The reporter takes an objective viewpoint and Cosa Nostra actually scores serious points in this story, while the journalist, Bob Norman, revels in the absurdities.
Here is the story, one of our favorite pieces of journalism about the mob, excluding Jerry Capeci:
While a couple of dozen accused mobsters milled around outside Judge Stanton Kaplan's courtroom last week, one of their lawyers summed up Broward County Sheriff Ken Jenne's big stand against Cosa Nostra.
"It's all about the salmon," attorney Alvin Entin remarked to fellow Mob defender Fred Haddad. "You shouldn't fuck with lox."

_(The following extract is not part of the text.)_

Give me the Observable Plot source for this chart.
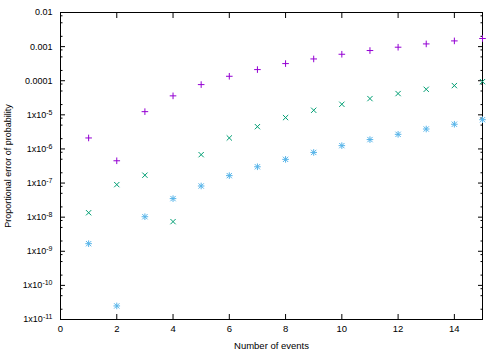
<!DOCTYPE html>
<html><head><meta charset="utf-8">
<script src="https://cdn.jsdelivr.net/npm/d3@7"></script>
<script src="https://cdn.jsdelivr.net/npm/@observablehq/plot@0.6"></script>
<style>body{margin:0;background:#fff} svg{display:block}</style>
</head><body><div id="chart"></div>
<script>
const events = [1,2,3,4,5,6,7,8,9,10,11,12,13,14,15];
const seriesPlus = [2.1e-6,4.5e-7,1.24e-5,3.6e-5,7.7e-5,1.35e-4,2.12e-4,3.18e-4,4.35e-4,5.97e-4,7.67e-4,9.6e-4,1.2e-3,1.47e-3,1.73e-3];
const seriesTimes = [1.35e-8,9.0e-8,1.7e-7,7.4e-9,6.8e-7,2.1e-6,4.5e-6,8.3e-6,1.36e-5,2.04e-5,2.99e-5,4.2e-5,5.6e-5,7.2e-5,9.4e-5];
const seriesStar = [1.67e-9,2.5e-11,1.03e-8,3.5e-8,8.2e-8,1.65e-7,3.0e-7,4.95e-7,7.9e-7,1.25e-6,1.88e-6,2.68e-6,3.84e-6,5.3e-6,7.2e-6];
const xTicks = [0,2,4,6,8,10,12,14];
const yTicks = [1e-11,1e-10,1e-9,1e-8,1e-7,1e-6,1e-5,1e-4,1e-3,1e-2];
const yTickLabels = ["1x10^-11","1x10^-10","1x10^-9","1x10^-8","1x10^-7","1x10^-6","1x10^-5","0.0001","0.001","0.01"];
const yMinorMult = [2,5,8];
const yMinor = yTicks.slice(0,-1).flatMap(t => yMinorMult.map(k => t*k));

const plusSym = {draw(c, s){const r=Math.sqrt(s/Math.PI); c.moveTo(-r,0);c.lineTo(r,0);c.moveTo(0,-r);c.lineTo(0,r);}};
const timesSym = {draw(c, s){const r=Math.sqrt(s/Math.PI)*0.8; c.moveTo(-r,-r);c.lineTo(r,r);c.moveTo(-r,r);c.lineTo(r,-r);}};
const starSym = {draw(c, s){plusSym.draw(c,s); timesSym.draw(c,s);}};

const mk = (vals) => events.map((x,i) => ({x, y: vals[i]}));

const chart = Plot.plot({
  width: 500, height: 350,
  marginLeft: 60, marginRight: 18, marginTop: 12, marginBottom: 31,
  style: {fontFamily: "'Liberation Sans', Arial, sans-serif", fontSize: "9px", color: "#000", background: "#fff"},
  x: {domain: [0, 15]},
  y: {type: "log", domain: [1e-11, 1e-2]},
  marks: [
    Plot.axisX({ticks: xTicks, tickSize: 0, tickPadding: 6, tickFormat: d => String(d),
      label: "Number of events", labelAnchor: "center", labelArrow: "none", labelOffset: 29, fontSize: 9.5}),
    Plot.axisX({ticks: xTicks, tickSize: -5, tickFormat: () => "", label: null}),
    Plot.axisX({anchor: "top", ticks: xTicks, tickSize: -5, tickFormat: () => "", label: null}),
    Plot.axisY({ticks: yTicks, tickSize: 0, tickPadding: 8, tickFormat: d => yTickLabels[yTicks.indexOf(d)] ?? "",
      label: "Proportional error of probability", labelAnchor: "center", labelArrow: "none", labelOffset: 56, fontSize: 9}),
    Plot.axisY({ticks: yTicks, tickSize: -5, tickFormat: () => "", label: null}),
    Plot.axisY({ticks: yMinor, tickSize: -2.5, tickFormat: () => "", label: null}),
    Plot.axisY({anchor: "right", ticks: yTicks, tickSize: -5, tickFormat: () => "", label: null}),
    Plot.axisY({anchor: "right", ticks: yMinor, tickSize: -2.5, tickFormat: () => "", label: null}),
    Plot.frame({stroke: "#000"}),
    Plot.dot(mk(seriesPlus), {x: "x", y: "y", symbol: plusSym, r: 3.3, stroke: "#9400d3", fill: "none", strokeWidth: 1}),
    Plot.dot(mk(seriesTimes), {x: "x", y: "y", symbol: timesSym, r: 3.3, stroke: "#009e73", fill: "none", strokeWidth: 1}),
    Plot.dot(mk(seriesStar), {x: "x", y: "y", symbol: starSym, r: 3.3, stroke: "#56b4e9", fill: "none", strokeWidth: 1})
  ]
});

chart.querySelectorAll('g[aria-label="y-axis tick label"] text').forEach(t => {
  const s = t.textContent;
  if (s.includes("^")) {
    const [base, exp] = s.split("^");
    while (t.firstChild) t.removeChild(t.firstChild);
    const ns = "http://www.w3.org/2000/svg";
    const a = document.createElementNS(ns, "tspan"); a.textContent = base;
    const b = document.createElementNS(ns, "tspan"); b.textContent = exp;
    b.setAttribute("dy", "-0.45em"); b.setAttribute("font-size", "7");
    t.appendChild(a); t.appendChild(b);
  }
});

document.getElementById("chart").appendChild(chart);
</script>
</body></html>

There was truth in the joke. Jenne's case against the Bonanno crime family hinges on about 10,000 pounds of stolen Chilean salmon. Deputies never recovered the seafood and didn't charge anyone with the theft, but that didn't stop them from using it to catch their own big fish, 70-year-old Gerard Chilli, a reputed capo in the Bonanno crime family.
Chilli's crime? He spoke in December with an undercover agent at his restaurant on the Hollywood Broadwalk about selling suspiciously low-priced salmon. The deal never went down, though deputies reported that Chilli gave them a sample of salmon that matched the stolen fish.
"They are taking traditional nickel-and-dime bullshit and blowing it up out of proportion," says Haddad, who is representing Chilli and is the undisputed king of Mob lawyers in South Florida.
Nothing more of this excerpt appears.